Gun.Smoke follows the Capcom theme of the 1980s. It's really cool looking, but it's insanely difficult. Most people can make it through the first couple of stages without too much trouble. Comanche Village is tough, but doable. However, when you hit Death Mountain, all bets are off. The main problem comes from the gunslingers who always appear behind you and are very difficult to avoid. Only with extremely fast reflexes and an encyclopedic knowledge of the later maps will you ever beat the game.
Difficulty aside, the game is a lot of fun. You are a gun man who is trying to save the people of Hicksville from the evil gang of crooks, the Wingates. The game is a scrolling shoot 'em up, and as you kill off your opponents you receive money to buy better weapons, more ammo, and various other useful items. Each stage ends with a boss, and when you kill them you'll receive bonus reward money.
Gun.Smoke's music is very professional. The sound is fitting to the Western theme (as fitting as chiptunes can get, anyway), and the quality is above average, like most Capcom games. The soundtrack is also pretty grandiose, with each stage having its own sound, and even each boss having their own theme. Rather than use the arcade score by Ayako Mori, Capcom instead had Junko Tamiya create brilliant original scores. This may be due to a presumed rule by Nintendo that adaptations of arcade games had to have differences.

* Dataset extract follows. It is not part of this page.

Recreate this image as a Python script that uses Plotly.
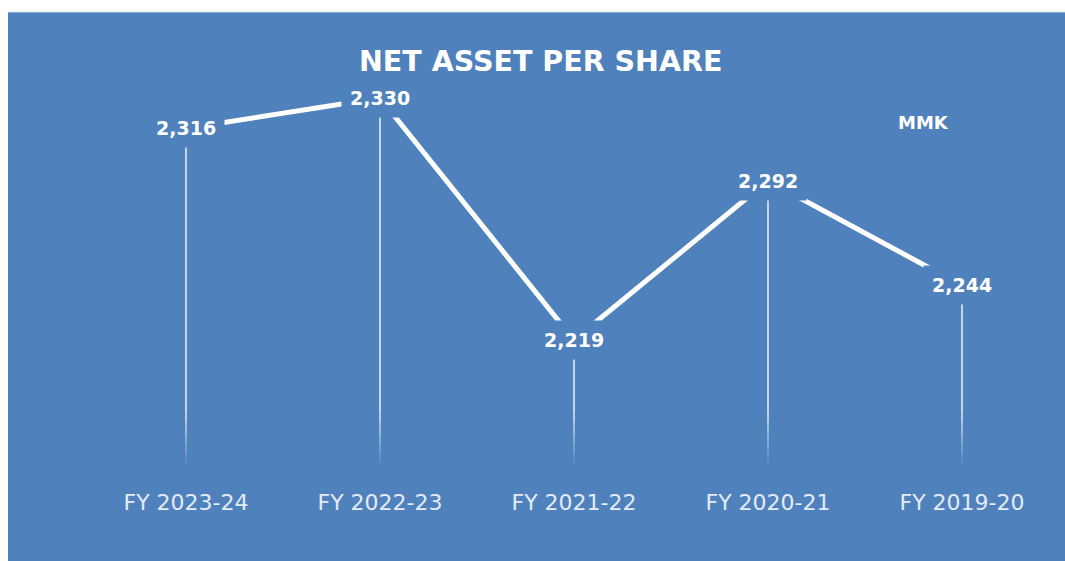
import plotly.graph_objects as go

categories = ["FY 2023-24", "FY 2022-23", "FY 2021-22", "FY 2020-21", "FY 2019-20"]
values = [2316, 2330, 2219, 2292, 2244]
value_labels = ["2,316", "2,330", "2,219", "2,292", "2,244"]
title_text = "NET ASSET PER SHARE"
unit_text = "MMK"

BLUE = "#4f81bd"
W, H = 1065, 561
ML, MR, MT, MB = 89, 6, 70, 96
Y_MIN, Y_MAX = 2161.7, 2342.8

fig = go.Figure()
xs = list(range(len(categories)))

# drop lines with fading bottom
span = Y_MAX - Y_MIN
fade_top = Y_MIN + span * 0.13
n_fade = 8
for i, v in enumerate(values):
    fig.add_trace(go.Scatter(x=[i, i], y=[v, fade_top], mode="lines",
                             line=dict(color="rgba(255,255,255,0.85)", width=1.6),
                             hoverinfo="skip", showlegend=False))
    step = (fade_top - Y_MIN) / n_fade
    for k in range(n_fade):
        a = 0.85 * (1 - (k + 1) / (n_fade + 1))
        y0 = fade_top - k * step
        fig.add_trace(go.Scatter(x=[i, i], y=[y0, y0 - step], mode="lines",
                                 line=dict(color=f"rgba(255,255,255,{a:.2f})", width=1.6),
                                 hoverinfo="skip", showlegend=False))

# main line
fig.add_trace(go.Scatter(x=xs, y=values, mode="lines",
                         line=dict(color="white", width=5),
                         hoverinfo="skip", showlegend=False))

for i, (v, t) in enumerate(zip(values, value_labels)):
    fig.add_annotation(x=i, y=v, xref="x", yref="y", text=t, showarrow=False,
                       xanchor="center", yanchor="middle",
                       font=dict(family="DejaVu Sans", size=19, color="white", weight="bold"),
                       bgcolor=BLUE, borderpad=8)

pw = W - ML - MR
ph = H - MT - MB

def px_x(p):
    return (p - ML) / pw

def px_y(p):
    return (H - MB - p) / ph

# white frame at top and left
fig.add_shape(type="rect", xref="paper", yref="paper",
              x0=px_x(0), x1=px_x(W), y0=px_y(12), y1=px_y(0),
              fillcolor="white", line_width=0, layer="above")
fig.add_shape(type="rect", xref="paper", yref="paper",
              x0=px_x(0), x1=px_x(8), y0=px_y(H), y1=px_y(0),
              fillcolor="white", line_width=0, layer="above")
fig.add_shape(type="line", xref="paper", yref="paper",
              x0=px_x(8), x1=px_x(W), y0=px_y(12), y1=px_y(12),
              line=dict(color="#d5dbe3", width=1.2), layer="above")

fig.add_annotation(x=px_x(540), y=px_y(61), xref="paper", yref="paper",
                   text=title_text, showarrow=False, xanchor="center", yanchor="middle",
                   font=dict(family="DejaVu Sans", size=28.5, color="white", weight="bold"))
fig.add_annotation(x=px_x(923), y=px_y(122), xref="paper", yref="paper",
                   text=unit_text, showarrow=False, xanchor="center", yanchor="middle",
                   font=dict(family="DejaVu Sans", size=18, color="white", weight="bold"))

fig.update_layout(
    width=W, height=H,
    margin=dict(l=ML, r=MR, t=MT, b=MB),
    paper_bgcolor=BLUE, plot_bgcolor="rgba(0,0,0,0)",
    xaxis=dict(range=[-0.5, len(categories) - 0.5], tickmode="array", tickvals=xs,
               ticktext=categories, showgrid=False, zeroline=False, showline=False,
               ticks="outside", ticklen=18, tickcolor="rgba(0,0,0,0)",
               tickfont=dict(family="DejaVu Sans", size=22, color="#e4ebf4"),
               fixedrange=True),
    yaxis=dict(range=[Y_MIN, Y_MAX], visible=False, showgrid=False, zeroline=False,
               fixedrange=True),
    showlegend=False,
)

fig.write_html("out.html", config={"displayModeBar": False},
               post_script="document.body.style.margin='0';document.body.style.overflow='hidden';")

As traditional with most games at the time, Junko Tamiya had to painstakingly write the music in 6502 assembly macros using hexadecimal numbers. She used Yoshihiro Sakaguchi's sound driver.
Though the Japanese version of the game was released for the Famicom Disk System, it does not use the RP2C33 chip's expansion audio channel, leaving it unchanged from the NES version. However, the NES version's sountrack reigns superior, as it contains more music than the Disk System original.
- Ripper: Chris Covell
- Recorder: TheAlmightyGuru
- Game Credits:
Junko Tamiya has personally acknowledged that she is the person behind the alias Swimmer Tamichan.
The credits are the same in both the Disk System and NES releases. The only real difference is the text; The Disk System version uses the standard 8-bit text, and the NES version uses a more western-style text.
We have received verification from various composers at Capcom that the NES sound drivers were programmed by Yoshihiro Sakaguchi.
Ripping NES music is a very arduous process that is beyond the scope of this site.